Whilst it has long-since been my default position to calmly expect that the rigged system will do all it can to deny us any possibility of justice being done, the last time we were in such a situation the Property Chamber eventually ruled in our favour. In addition, the Upper Tribunal has already discarded the opportunity to railroad our application without a hearing, so that the illegal transfer and sale of the property at a vast profit could proceed without any further interference.
Therefore, on the balance of probabilities, I cautiously predict that only yet more endemic corruption, deception and treachery can now prevent the following from transpiring over the coming months:
- Permission will be granted at the start of the hearing and the trustees will win their appeal, on the ground that there is no valid Power of Attorney Deed executed by them in existence, without which no powers of attorney has been conveyed to the receivers, without which they don’t have the legal right to act in the names of the trustees in the disposition of any interest in or over the property.
- Since this applies to dozens of entries made my the receivers, pertaining to the illegal fire-sales of nine other properties, the Land Registry will have no choice to but grant our outstanding application to remove every one of them from the register, on the same ground as above, as per one of the points taken in our case, Bank of Scotland v Waugh & Others [2015] – no powers of attorney are conferred by standard mortgage conditions.

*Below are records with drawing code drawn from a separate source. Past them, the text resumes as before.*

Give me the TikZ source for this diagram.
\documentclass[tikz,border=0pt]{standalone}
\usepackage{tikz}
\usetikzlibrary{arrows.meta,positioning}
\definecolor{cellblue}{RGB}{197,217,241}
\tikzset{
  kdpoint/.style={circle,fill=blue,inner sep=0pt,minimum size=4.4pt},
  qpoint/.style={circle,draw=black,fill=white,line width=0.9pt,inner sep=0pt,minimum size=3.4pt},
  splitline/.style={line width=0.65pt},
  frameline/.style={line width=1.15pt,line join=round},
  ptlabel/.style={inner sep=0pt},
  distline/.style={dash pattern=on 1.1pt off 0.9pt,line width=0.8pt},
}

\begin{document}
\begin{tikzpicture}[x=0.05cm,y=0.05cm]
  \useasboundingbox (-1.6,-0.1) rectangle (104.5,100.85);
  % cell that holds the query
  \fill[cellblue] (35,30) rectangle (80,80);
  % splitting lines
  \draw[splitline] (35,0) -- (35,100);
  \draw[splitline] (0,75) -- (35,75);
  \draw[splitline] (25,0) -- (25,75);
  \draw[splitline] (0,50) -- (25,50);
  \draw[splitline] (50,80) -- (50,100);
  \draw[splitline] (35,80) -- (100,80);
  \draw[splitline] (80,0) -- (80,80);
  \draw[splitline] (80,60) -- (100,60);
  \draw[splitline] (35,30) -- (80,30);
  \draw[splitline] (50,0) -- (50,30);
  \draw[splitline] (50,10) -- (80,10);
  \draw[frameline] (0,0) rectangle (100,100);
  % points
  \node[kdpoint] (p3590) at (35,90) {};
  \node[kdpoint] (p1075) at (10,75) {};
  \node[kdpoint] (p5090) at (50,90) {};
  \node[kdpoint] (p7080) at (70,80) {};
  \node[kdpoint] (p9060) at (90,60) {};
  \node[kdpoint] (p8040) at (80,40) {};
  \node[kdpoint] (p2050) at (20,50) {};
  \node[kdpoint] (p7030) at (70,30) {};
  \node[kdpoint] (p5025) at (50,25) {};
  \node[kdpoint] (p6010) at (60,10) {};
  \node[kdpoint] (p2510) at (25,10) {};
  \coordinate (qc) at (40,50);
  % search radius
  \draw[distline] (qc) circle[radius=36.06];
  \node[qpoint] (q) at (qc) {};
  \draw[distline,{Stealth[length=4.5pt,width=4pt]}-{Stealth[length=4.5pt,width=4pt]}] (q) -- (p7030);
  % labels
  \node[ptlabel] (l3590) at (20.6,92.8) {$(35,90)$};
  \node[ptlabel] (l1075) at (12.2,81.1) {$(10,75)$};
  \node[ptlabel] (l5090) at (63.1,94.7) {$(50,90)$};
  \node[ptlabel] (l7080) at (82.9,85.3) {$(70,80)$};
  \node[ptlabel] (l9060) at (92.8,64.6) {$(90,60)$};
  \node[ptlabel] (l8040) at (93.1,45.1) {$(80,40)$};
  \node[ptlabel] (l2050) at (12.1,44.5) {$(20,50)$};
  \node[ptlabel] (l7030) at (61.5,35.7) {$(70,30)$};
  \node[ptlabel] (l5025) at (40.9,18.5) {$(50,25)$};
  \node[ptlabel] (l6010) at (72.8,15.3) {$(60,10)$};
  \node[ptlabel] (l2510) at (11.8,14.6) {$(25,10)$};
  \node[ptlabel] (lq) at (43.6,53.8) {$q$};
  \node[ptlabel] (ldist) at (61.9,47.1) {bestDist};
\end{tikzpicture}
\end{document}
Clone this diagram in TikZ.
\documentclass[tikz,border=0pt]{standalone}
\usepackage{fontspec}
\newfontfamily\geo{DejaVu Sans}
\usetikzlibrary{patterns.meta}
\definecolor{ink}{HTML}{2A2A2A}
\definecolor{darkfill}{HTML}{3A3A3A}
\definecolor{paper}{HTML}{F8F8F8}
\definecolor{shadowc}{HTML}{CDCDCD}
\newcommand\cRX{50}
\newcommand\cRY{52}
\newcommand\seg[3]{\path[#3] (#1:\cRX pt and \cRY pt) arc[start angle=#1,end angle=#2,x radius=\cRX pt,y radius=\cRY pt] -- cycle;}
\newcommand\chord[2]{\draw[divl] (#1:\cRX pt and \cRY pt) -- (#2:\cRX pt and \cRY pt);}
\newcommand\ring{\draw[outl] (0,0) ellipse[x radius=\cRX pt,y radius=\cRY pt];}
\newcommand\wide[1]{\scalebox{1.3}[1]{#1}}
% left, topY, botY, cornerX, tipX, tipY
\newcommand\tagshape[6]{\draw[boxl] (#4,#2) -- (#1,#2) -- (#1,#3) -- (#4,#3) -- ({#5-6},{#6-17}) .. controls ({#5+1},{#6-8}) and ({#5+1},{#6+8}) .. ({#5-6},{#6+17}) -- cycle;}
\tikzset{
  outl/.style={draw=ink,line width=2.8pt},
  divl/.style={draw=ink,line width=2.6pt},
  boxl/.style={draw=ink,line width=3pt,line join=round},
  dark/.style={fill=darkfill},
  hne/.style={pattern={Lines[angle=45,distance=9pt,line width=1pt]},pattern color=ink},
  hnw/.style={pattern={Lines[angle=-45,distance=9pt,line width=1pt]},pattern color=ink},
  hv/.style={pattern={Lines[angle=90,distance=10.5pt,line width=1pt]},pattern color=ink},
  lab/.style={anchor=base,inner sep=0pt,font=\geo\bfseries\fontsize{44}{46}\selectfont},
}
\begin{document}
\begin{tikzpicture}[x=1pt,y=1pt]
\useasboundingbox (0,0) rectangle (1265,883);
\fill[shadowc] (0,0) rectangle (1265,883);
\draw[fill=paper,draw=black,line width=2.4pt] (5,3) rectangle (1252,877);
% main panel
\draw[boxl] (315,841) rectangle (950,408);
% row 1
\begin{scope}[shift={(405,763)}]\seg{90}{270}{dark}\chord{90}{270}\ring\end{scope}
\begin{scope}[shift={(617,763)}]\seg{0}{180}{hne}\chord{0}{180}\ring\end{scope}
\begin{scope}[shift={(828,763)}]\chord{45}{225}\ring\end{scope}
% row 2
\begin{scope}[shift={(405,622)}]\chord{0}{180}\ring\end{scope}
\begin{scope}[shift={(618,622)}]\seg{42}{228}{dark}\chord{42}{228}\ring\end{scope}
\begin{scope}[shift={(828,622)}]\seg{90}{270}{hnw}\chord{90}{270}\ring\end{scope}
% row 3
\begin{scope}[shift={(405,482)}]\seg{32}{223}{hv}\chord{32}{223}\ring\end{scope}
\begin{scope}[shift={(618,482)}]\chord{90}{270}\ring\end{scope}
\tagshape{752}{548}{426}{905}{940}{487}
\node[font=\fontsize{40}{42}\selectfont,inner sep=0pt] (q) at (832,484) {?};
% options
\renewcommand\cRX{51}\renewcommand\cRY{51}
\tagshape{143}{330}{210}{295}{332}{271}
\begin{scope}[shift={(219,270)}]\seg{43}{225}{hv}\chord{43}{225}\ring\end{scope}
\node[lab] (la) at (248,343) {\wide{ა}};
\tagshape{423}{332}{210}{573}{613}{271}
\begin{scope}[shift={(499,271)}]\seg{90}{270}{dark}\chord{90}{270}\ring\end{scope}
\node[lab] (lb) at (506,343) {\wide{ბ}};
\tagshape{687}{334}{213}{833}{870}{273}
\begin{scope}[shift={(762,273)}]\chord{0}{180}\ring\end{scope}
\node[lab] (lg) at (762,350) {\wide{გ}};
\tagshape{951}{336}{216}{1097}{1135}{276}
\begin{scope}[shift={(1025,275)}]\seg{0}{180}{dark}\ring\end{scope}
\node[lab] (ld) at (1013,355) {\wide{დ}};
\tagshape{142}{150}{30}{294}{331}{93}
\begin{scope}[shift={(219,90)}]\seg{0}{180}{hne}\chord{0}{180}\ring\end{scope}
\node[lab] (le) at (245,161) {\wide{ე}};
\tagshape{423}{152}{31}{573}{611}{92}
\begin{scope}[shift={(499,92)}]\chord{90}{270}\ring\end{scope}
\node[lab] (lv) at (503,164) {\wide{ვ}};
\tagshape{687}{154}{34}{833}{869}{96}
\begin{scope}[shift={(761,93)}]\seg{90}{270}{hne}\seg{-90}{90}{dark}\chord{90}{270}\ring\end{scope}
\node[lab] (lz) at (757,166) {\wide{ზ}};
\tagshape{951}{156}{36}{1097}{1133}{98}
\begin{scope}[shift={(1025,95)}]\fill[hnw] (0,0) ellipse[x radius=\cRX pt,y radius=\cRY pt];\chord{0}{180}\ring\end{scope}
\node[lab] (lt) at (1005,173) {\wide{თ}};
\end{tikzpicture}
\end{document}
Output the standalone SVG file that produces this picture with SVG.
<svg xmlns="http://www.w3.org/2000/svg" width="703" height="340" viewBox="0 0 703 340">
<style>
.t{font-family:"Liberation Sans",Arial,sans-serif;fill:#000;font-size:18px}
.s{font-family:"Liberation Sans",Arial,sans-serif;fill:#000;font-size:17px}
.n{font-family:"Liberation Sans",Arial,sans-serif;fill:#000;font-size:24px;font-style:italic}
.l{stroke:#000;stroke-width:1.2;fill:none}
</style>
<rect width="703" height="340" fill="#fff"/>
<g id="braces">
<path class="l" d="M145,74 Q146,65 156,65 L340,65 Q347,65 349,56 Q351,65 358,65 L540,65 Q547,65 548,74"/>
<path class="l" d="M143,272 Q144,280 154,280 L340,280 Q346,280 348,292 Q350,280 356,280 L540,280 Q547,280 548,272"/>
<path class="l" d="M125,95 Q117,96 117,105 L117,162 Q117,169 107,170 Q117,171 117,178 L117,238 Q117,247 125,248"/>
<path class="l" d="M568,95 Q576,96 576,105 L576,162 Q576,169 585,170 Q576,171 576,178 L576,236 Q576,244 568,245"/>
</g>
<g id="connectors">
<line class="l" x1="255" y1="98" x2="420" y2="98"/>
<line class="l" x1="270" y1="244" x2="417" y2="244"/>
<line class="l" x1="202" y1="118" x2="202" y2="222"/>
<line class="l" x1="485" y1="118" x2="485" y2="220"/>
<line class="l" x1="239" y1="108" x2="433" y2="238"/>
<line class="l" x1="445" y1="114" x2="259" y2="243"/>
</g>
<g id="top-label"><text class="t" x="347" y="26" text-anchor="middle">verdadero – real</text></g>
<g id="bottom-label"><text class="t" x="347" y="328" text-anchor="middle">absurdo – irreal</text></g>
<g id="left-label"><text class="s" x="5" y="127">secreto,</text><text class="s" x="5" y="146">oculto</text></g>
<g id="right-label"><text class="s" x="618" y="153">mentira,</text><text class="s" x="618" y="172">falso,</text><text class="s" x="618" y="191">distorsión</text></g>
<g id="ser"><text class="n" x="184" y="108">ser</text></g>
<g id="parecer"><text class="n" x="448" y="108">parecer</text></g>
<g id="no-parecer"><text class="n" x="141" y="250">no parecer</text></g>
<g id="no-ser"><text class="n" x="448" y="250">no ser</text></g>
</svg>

- Having acquired testimony from a woman who illegally witnessed four of the disputed mortgages, affirming that she did not do so at the time and place of signature, those four void deeds, each of which pertains to now fire-sold property, will be cancelled retrospectively, on the ground that none of them were witnessed in accordance with section 1 of the Law of Property (Miscellaneous Provisions) Act 1989, as per the other point established in our case – a mortgage deed is void under section 52(1) of the Law of Property Act 1925, if the signature was not witnessed by the person attesting to it.
As if that wouldn’t be more than enough to stoke the metaphorical bonfires of fraudulent mortgages at the Land Registry, on the basis that the Chief Land Registrar is bound under the Swift Ltd case to indemnify every mortgagor who suffers losses as a result of the rectification of the register; the much-delayed multi-platform release of The Great British Mortgage Swindle will also finally take place in the Autumn, the story of which I will soon relay in a separate post.
Suffice to say that, for the past four months we have been working with perhaps the best independent film sales and marketing company in the world [press release coming soon], who have helped us put together marketing materials for a wide international campaign with the following tagline:
11 million mortgages, 3 million unlawful evictions and 1 group of mavericks who refused to take lies for truth and made history in the process.
Whilst I can’t take credit for the tagline, both the film and the facts will speak for themselves, as the Ministry of Justice has released data which shows that the number of annual mortgage repossessions enforced by the courts fell from around 25,000 to under 5,000, during the six year production period of TGBMS, a film which chronicles the struggles of the very people who made that happen. Not for the first time, I salute each and every one of you. Together, as always, we will prevail.